The problem: Take the lines of the data below from the very first through the line containing "from matplotlib.lines import Line2D" and output them exactly, pictures excluded.
— START —
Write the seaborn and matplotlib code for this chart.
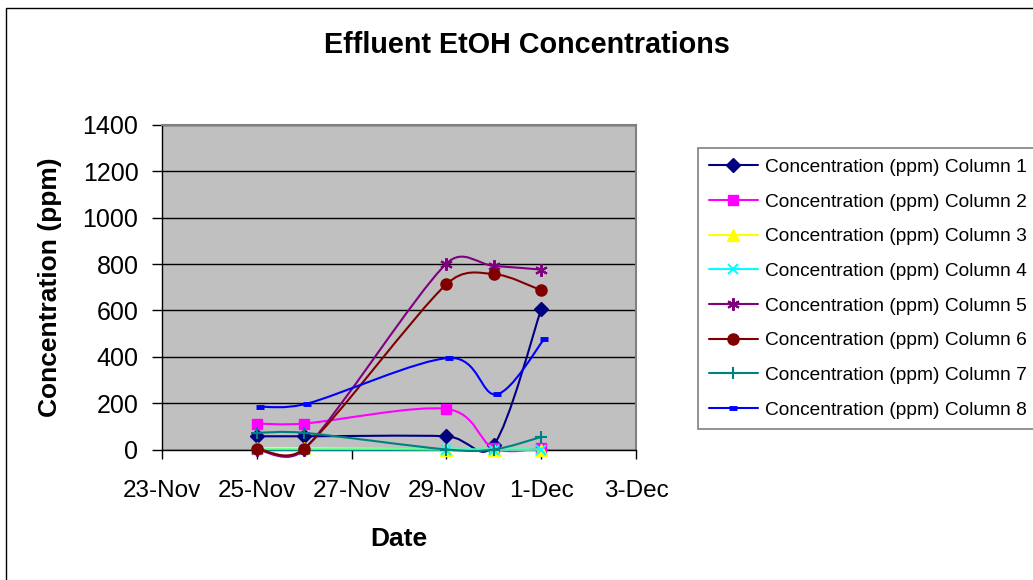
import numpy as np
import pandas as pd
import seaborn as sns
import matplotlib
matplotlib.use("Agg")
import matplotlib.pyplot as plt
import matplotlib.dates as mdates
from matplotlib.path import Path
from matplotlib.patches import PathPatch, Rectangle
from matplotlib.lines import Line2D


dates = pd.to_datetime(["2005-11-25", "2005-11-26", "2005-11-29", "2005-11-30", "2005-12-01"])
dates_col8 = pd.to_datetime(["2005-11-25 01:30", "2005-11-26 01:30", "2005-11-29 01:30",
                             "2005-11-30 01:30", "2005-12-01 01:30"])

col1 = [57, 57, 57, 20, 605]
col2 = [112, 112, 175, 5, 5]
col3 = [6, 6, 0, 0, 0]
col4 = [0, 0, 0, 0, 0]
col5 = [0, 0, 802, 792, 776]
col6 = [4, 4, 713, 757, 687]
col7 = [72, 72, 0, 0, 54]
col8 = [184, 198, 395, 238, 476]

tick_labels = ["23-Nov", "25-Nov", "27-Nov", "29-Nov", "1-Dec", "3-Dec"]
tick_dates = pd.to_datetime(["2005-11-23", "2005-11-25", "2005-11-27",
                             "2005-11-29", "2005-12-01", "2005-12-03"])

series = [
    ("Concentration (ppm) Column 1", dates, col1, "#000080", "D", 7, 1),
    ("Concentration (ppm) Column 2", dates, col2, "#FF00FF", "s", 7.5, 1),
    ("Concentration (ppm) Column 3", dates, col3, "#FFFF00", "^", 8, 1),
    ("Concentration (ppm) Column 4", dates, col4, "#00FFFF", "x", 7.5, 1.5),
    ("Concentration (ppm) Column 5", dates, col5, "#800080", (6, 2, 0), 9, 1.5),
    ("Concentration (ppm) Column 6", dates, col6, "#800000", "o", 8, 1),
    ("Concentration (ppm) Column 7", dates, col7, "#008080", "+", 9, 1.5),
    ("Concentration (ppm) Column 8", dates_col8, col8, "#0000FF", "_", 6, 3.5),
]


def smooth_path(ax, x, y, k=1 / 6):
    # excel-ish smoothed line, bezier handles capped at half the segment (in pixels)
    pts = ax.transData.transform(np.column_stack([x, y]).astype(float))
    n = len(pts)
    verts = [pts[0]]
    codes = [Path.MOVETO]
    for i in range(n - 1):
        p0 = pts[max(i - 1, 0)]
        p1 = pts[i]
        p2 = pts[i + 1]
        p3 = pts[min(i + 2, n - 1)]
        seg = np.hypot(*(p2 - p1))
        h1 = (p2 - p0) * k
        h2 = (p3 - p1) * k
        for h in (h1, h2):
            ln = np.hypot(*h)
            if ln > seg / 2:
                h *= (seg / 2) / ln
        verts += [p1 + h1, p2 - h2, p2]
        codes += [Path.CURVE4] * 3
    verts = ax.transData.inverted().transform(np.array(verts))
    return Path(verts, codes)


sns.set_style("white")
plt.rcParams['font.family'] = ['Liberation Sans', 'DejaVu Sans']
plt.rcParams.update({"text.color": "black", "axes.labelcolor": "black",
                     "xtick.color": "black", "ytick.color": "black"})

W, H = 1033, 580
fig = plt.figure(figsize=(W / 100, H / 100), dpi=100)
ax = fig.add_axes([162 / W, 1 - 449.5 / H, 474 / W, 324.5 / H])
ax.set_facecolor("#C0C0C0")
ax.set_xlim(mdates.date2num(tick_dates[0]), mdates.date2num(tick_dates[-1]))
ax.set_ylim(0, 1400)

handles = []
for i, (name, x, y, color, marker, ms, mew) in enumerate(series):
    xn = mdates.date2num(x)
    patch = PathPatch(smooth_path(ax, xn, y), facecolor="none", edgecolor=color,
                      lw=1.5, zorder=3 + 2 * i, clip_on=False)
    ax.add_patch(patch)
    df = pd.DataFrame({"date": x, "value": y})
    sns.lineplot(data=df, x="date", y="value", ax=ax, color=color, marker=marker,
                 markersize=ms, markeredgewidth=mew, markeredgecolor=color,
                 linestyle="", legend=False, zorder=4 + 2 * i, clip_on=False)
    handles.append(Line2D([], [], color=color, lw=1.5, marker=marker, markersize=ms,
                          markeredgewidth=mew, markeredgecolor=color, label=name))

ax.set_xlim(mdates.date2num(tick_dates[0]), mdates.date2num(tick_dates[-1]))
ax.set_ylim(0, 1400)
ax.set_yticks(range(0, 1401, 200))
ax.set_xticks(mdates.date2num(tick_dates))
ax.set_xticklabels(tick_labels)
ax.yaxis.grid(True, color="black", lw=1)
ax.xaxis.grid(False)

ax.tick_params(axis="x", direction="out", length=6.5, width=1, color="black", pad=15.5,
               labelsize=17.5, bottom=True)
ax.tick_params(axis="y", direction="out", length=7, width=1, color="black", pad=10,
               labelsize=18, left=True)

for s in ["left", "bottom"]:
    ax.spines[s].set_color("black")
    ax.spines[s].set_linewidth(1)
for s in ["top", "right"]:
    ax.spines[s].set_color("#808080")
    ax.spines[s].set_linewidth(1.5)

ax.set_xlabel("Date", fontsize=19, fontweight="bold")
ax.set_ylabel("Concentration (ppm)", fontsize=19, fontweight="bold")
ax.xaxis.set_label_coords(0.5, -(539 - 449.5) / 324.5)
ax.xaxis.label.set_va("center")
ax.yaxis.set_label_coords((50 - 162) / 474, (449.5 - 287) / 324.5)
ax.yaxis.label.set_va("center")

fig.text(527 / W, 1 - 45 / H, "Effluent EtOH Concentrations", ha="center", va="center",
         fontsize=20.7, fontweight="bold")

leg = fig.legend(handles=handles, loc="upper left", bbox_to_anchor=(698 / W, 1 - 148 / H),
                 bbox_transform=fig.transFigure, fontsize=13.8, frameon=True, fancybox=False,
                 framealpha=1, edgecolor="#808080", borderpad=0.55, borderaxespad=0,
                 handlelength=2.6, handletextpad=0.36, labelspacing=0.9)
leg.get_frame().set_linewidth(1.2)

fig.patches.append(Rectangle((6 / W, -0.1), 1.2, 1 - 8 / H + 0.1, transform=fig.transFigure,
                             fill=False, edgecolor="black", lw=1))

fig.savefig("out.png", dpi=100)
— END —
Reply to the exercise:
Write the seaborn and matplotlib code for this chart.
import numpy as np
import pandas as pd
import seaborn as sns
import matplotlib
matplotlib.use("Agg")
import matplotlib.pyplot as plt
import matplotlib.dates as mdates
from matplotlib.path import Path
from matplotlib.patches import PathPatch, Rectangle
from matplotlib.lines import Line2D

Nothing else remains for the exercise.